Achieving the net-zero-energy performance mark is rarely easy, but it is less often done in obscurity thanks to competitions such as the Solar Decathlon, the Connecticut Zero Energy Challenge, the Zero Energy Challenge in Massachusetts, and the Net Zero Energy Building Award contest, which is conducted by the Northeast Sustainable Energy Association (NESEA) and now soliciting entries for its 2011 edition.
The NZE Building Award competition will enter its third season in 2011. The winner in 2009 was a 2,800-sq.-ft. house in Charlotte, Vermont, whose owners, both architects, designed it to include a superinsulated shell, passive solar orientation, a 10-kW wind turbine, and a ground-source heat pump. The 2010 winner, a 1,152-sq.-ft. home called the Montague Urban Homestead, features a superinsulated envelope, a high degree of airtightness, a 4.94-kW photovoltaic system, and solar hot water. (Montague Urban Homestead also won the 2009 Massachusetts Zero Energy Challenge.)
NESEA says it will welcome entries, for any building type, through December 15, 2010, for the next NZE Building Award, which will be presented at the Building Energy 11 Conference + Trade Show scheduled for March 8-10 in Boston. Eligibility is limited to buildings in New England (Connecticut, Maine, Massachusetts, New Hampshire, Rhode Island, and Vermont) as well as those in New Jersey, New York, Pennsylvania, Delaware, and Maryland. The winner receives a $10,000 cash prize.
Key criteria
The contest is designed to highlight the design ingenuity, materials, mechanics, craftsmanship, and occupant behaviors that combine to bring a building’s performance to net-zero energy. Eligible buildings must have been continuously occupied for at least a year, during which time their operation at net-zero energy must be documented.
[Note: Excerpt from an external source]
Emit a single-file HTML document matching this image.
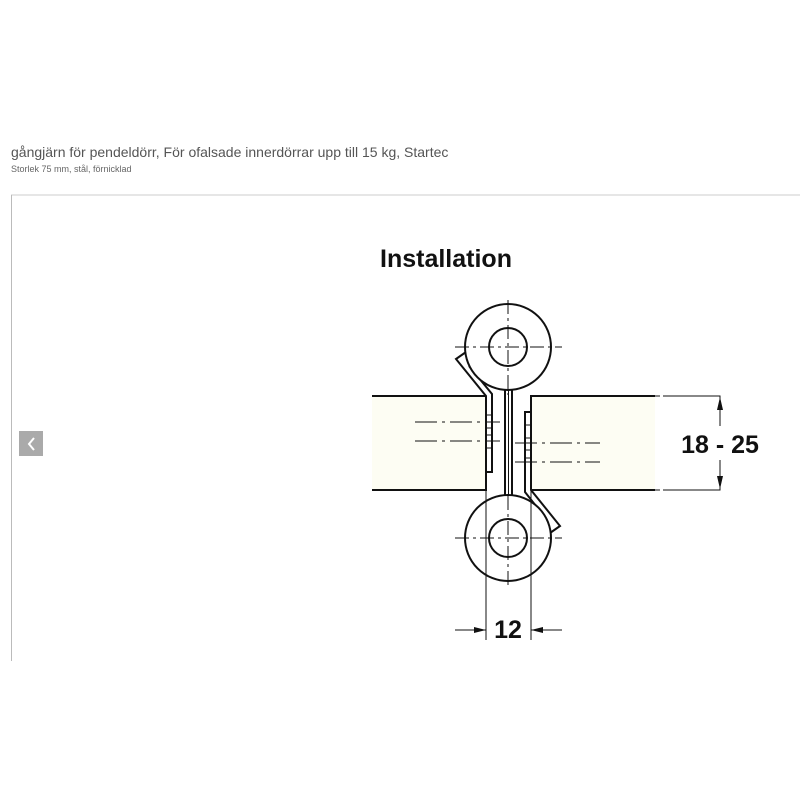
<!DOCTYPE html>
<html><head><meta charset="utf-8"><style>
body{margin:0;width:800px;height:800px;background:#fff;position:relative;overflow:hidden;font-family:"Liberation Sans",Arial,sans-serif}
.t1{position:absolute;left:11px;top:144px;font-size:14px;color:#555}
.t2{position:absolute;left:11px;top:164px;font-size:9px;color:#666}
</style></head><body>
<div class="t1">gångjärn för pendeldörr, För ofalsade innerdörrar upp till 15 kg, Startec</div>
<div class="t2">Storlek 75 mm, stål, förnicklad</div>
<svg width="800" height="800" style="position:absolute;left:0;top:0" xmlns="http://www.w3.org/2000/svg">
<line x1="11" y1="195" x2="800" y2="195" stroke="#ccc" stroke-width="1"/>
<line x1="11.5" y1="195" x2="11.5" y2="661" stroke="#bbb" stroke-width="1"/>
<rect x="19" y="431" width="24" height="25" fill="#aaa"/>
<path d="M34 438 L29 444 L34 450" fill="none" stroke="#fff" stroke-width="2"/>
<text x="446" y="267" font-size="25" font-weight="bold" text-anchor="middle" fill="#111">Installation</text>
<g stroke="#111" fill="none" stroke-width="2">
<!-- doors -->
<rect x="372" y="396" width="114" height="94" fill="#fdfdf3" stroke="none"/>
<rect x="531" y="396" width="124" height="94" fill="#fdfdf3" stroke="none"/>
<path d="M372 396 H486 V490 H372"/>
<path d="M655 396 H531 V490 H655"/>
<!-- leaves -->
<path d="M466 352 L456 359 L486 396 V472 H492 V394 L469 366" fill="#fff"/>
<path d="M550 533 L560 526 L531 490 V412 H525 V492 L547 520" fill="#fff"/>
<!-- pin -->
<rect x="505" y="385" width="7" height="115" fill="#fff"/>
<line x1="508.5" y1="385" x2="508.5" y2="500" stroke-width="1"/>
<!-- circles -->
<circle cx="508" cy="347" r="43" fill="#fff"/>
<circle cx="508" cy="347" r="19"/>
<circle cx="508" cy="538" r="43" fill="#fff"/>
<circle cx="508" cy="538" r="19"/>
</g>
<g stroke="#111" stroke-width="1" fill="none">
<!-- center lines -->
<path d="M508 300 V395 M508 496 V588 M455 347 H562 M455 538 H562" stroke-dasharray="14 4 3 4"/>
<path d="M415 422 H500 M415 441 H500 M515 443 H600 M515 462 H600" stroke-dasharray="22 5 3 5"/>
<!-- leaf ticks -->
<path d="M486 415 H492 M486 428 H492 M486 435 H492 M486 448 H492 M525 425 H531 M525 438 H531 M525 450 H531 M525 458 H531"/>
<!-- dims -->
<path d="M486 490 V640 M531 490 V640 M455 630 H486 M531 630 H562"/>
<path d="M663 396 H720 V426 M663 490 H720 V460 M655 396 H660 M655 490 H660"/>
</g>
<g fill="#111">
<path d="M486 630 L474 627 L474 633Z"/>
<path d="M531 630 L543 627 L543 633Z"/>
<path d="M720 397 L717 410 L723 410Z"/>
<path d="M720 489 L717 476 L723 476Z"/>
</g>
<text x="508" y="638" font-size="25" font-weight="bold" text-anchor="middle" fill="#111">12</text>
<text x="720" y="453" font-size="25" font-weight="bold" text-anchor="middle" fill="#111">18 - 25</text>
</svg>
</body></html>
Beyond performance, a three-judge panel of experts will also focus on the overall design of each project and its replicability, since one aim of the contest is to celebrate buildings that can be reproduced relatively easily.
One disqualifying factor, NESEA adds, would be idiosyncratic behavior by the building’s occupants, which might include “acceptance of unduly low thermostat settings; dietary regimens that dispense with refrigerators; perpetual candlelight reading.” In other words, sensible conservation measures are encouraged, but extreme occupant behavior is not.
NESEA also points out that projects that achieve net-zero-energy performance with smaller energy conversion systems tend to be favored over those that feature “brute force” deployments of large renewable-energy installations.